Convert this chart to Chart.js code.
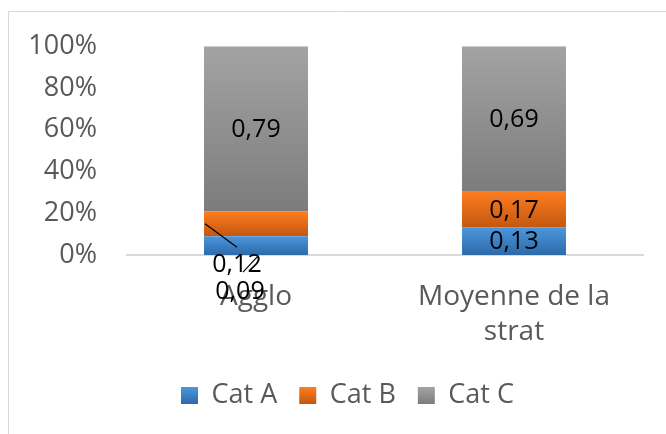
<!DOCTYPE html>
<html>
<head>
<meta charset="utf-8">
<script src="https://cdn.jsdelivr.net/npm/chart.js@4/dist/chart.umd.min.js"></script>
<style>
  html, body { margin: 0; padding: 0; background: #ffffff; }
  #wrap { width: 666px; height: 434px; position: relative; }
</style>
</head>
<body>
<div id="wrap"><canvas id="c" width="666" height="434"></canvas></div>
<script>
// ---- data ----
const categories = ['Agglo', ['Moyenne de la', 'strat']];
const seriesNames = ['Cat A', 'Cat B', 'Cat C'];
const catA = [0.09, 0.13];
const catB = [0.12, 0.17];
const catC = [0.79, 0.69];
const yTickValues = [0, 20, 40, 60, 80, 100];

// ---- styling ----
const FONT = "'Open Sans', 'DejaVu Sans', sans-serif";
const gradStops = [
  ['#4b96de', '#2d6aa9'],
  ['#ff7d1f', '#c25710'],
  ['#a3a3a3', '#7c7c7c']
];
const series = [catA, catB, catC];
const totals = categories.map((_, i) => series.reduce((s, arr) => s + arr[i], 0));
const pct = series.map(arr => arr.map((v, i) => v / totals[i] * 100));

function segGradient(ctx) {
  const chart = ctx.chart;
  const stops = gradStops[ctx.datasetIndex];
  if (ctx.type !== 'data' || !chart.chartArea) return stops[0];
  const y = chart.scales.y;
  let start = 0;
  for (let d = 0; d < ctx.datasetIndex; d++) start += pct[d][ctx.dataIndex];
  const end = start + pct[ctx.datasetIndex][ctx.dataIndex];
  const top = y.getPixelForValue(end), bottom = y.getPixelForValue(start);
  const g = chart.ctx.createLinearGradient(0, top, 0, bottom);
  g.addColorStop(0, stops[0]);
  g.addColorStop(1, stops[1]);
  return g;
}

const datasets = seriesNames.map((name, k) => ({
  label: name,
  data: pct[k],
  raw: series[k],
  backgroundColor: segGradient,
  borderWidth: 0,
  categoryPercentage: 1,
  barPercentage: 0.403
}));

// label placement overrides (relative to segment centre) for labels drawn outside
const outsideLabels = {
  '1-0': { dx: -19, dy: 41, line: [[-51, 0], [-19, 23.6]] },
  '0-0': { dx: -16, dy: 46.5, line: [[1, 11.5], [-13, 26.5]] }
};

const framePlugin = {
  id: 'frame',
  beforeDraw(chart) {
    const c = chart.ctx;
    c.save();
    c.strokeStyle = '#d9d9d9';
    c.lineWidth = 1;
    c.beginPath();
    c.moveTo(8.5, chart.height);
    c.lineTo(8.5, 11.5);
    c.lineTo(chart.width, 11.5);
    c.stroke();
    c.restore();
  }
};

const labelPlugin = {
  id: 'segLabels',
  afterDatasetsDraw(chart) {
    const c = chart.ctx;
    c.save();
    c.font = '25px ' + FONT;
    c.fillStyle = '#000000';
    c.textAlign = 'center';
    c.textBaseline = 'middle';
    chart.data.datasets.forEach((ds, di) => {
      const meta = chart.getDatasetMeta(di);
      meta.data.forEach((el, i) => {
        const cx = el.x, cy = (el.y + el.base) / 2;
        const txt = String(ds.raw[i]).replace('.', ',');
        const o = outsideLabels[di + '-' + i];
        if (o) {
          c.strokeStyle = '#000000';
          c.lineWidth = 1.2;
          c.beginPath();
          c.moveTo(cx + o.line[0][0], cy + o.line[0][1]);
          c.lineTo(cx + o.line[1][0], cy + o.line[1][1]);
          c.stroke();
          c.fillText(txt, cx + o.dx, cy + o.dy);
        } else {
          c.fillText(txt, cx, cy + 1);
        }
      });
    });
    c.restore();
  }
};

const LEGEND_SHIFT = 26;
const legendPlugin = {
  id: 'legendTweak',
  afterLayout(chart) {
    const lg = chart.legend;
    if (!lg) return;
    lg.left += LEGEND_SHIFT;
    lg.right += LEGEND_SHIFT;
  },
  beforeDraw(chart) {
    const lg = chart.legend;
    if (!lg || !lg.legendItems) return;
    const top = lg.top + 22 + 5;
    lg.legendItems.forEach((it, k) => {
      const g = chart.ctx.createLinearGradient(0, top, 0, top + 17);
      g.addColorStop(0, gradStops[k][0]);
      g.addColorStop(1, gradStops[k][1]);
      it.fillStyle = g;
    });
  }
};

new Chart(document.getElementById('c'), {
  type: 'bar',
  data: { labels: categories, datasets },
  plugins: [framePlugin, labelPlugin, legendPlugin],
  options: {
    responsive: false,
    animation: false,
    layout: { padding: { top: 44, right: 23, bottom: 15, left: 0 } },
    scales: {
      x: {
        stacked: true,
        grid: { display: false, drawTicks: false },
        border: { display: true, color: '#d9d9d9', width: 2 },
        ticks: {
          color: '#595959',
          font: { family: FONT, size: 28, lineHeight: 1.25 },
          padding: 25,
          maxRotation: 0,
          autoSkip: false
        },
        afterFit(s) { s.height = 105; }
      },
      y: {
        stacked: true,
        min: 0,
        max: 100,
        grid: { display: false, drawTicks: false },
        border: { display: false },
        afterBuildTicks(s) { s.ticks = yTickValues.map(v => ({ value: v })); },
        ticks: {
          color: '#595959',
          font: { family: FONT, size: 27 },
          padding: 30,
          callback: v => v + '%'
        },
        afterFit(s) { s.width = 127; }
      }
    },
    plugins: {
      legend: {
        position: 'bottom',
        labels: {
          boxWidth: 17,
          boxHeight: 17,
          padding: 22,
          color: '#595959',
          font: { family: FONT, size: 27 }
        }
      },
      tooltip: { enabled: false }
    }
  }
});
</script>
</body>
</html>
···
WHAT IS ASKED:
Copy exactly the lines running from the beginning of the listing through the line that has "const pct = series.map(arr". Drop the pictures.

SOLUTION TO THE PROBLEM:
Convert this chart to Chart.js code.
<!DOCTYPE html>
<html>
<head>
<meta charset="utf-8">
<script src="https://cdn.jsdelivr.net/npm/chart.js@4/dist/chart.umd.min.js"></script>
<style>
  html, body { margin: 0; padding: 0; background: #ffffff; }
  #wrap { width: 666px; height: 434px; position: relative; }
</style>
</head>
<body>
<div id="wrap"><canvas id="c" width="666" height="434"></canvas></div>
<script>
// ---- data ----
const categories = ['Agglo', ['Moyenne de la', 'strat']];
const seriesNames = ['Cat A', 'Cat B', 'Cat C'];
const catA = [0.09, 0.13];
const catB = [0.12, 0.17];
const catC = [0.79, 0.69];
const yTickValues = [0, 20, 40, 60, 80, 100];

// ---- styling ----
const FONT = "'Open Sans', 'DejaVu Sans', sans-serif";
const gradStops = [
  ['#4b96de', '#2d6aa9'],
  ['#ff7d1f', '#c25710'],
  ['#a3a3a3', '#7c7c7c']
];
const series = [catA, catB, catC];
const totals = categories.map((_, i) => series.reduce((s, arr) => s + arr[i], 0));
const pct = series.map(arr => arr.map((v, i) => v / totals[i] * 100));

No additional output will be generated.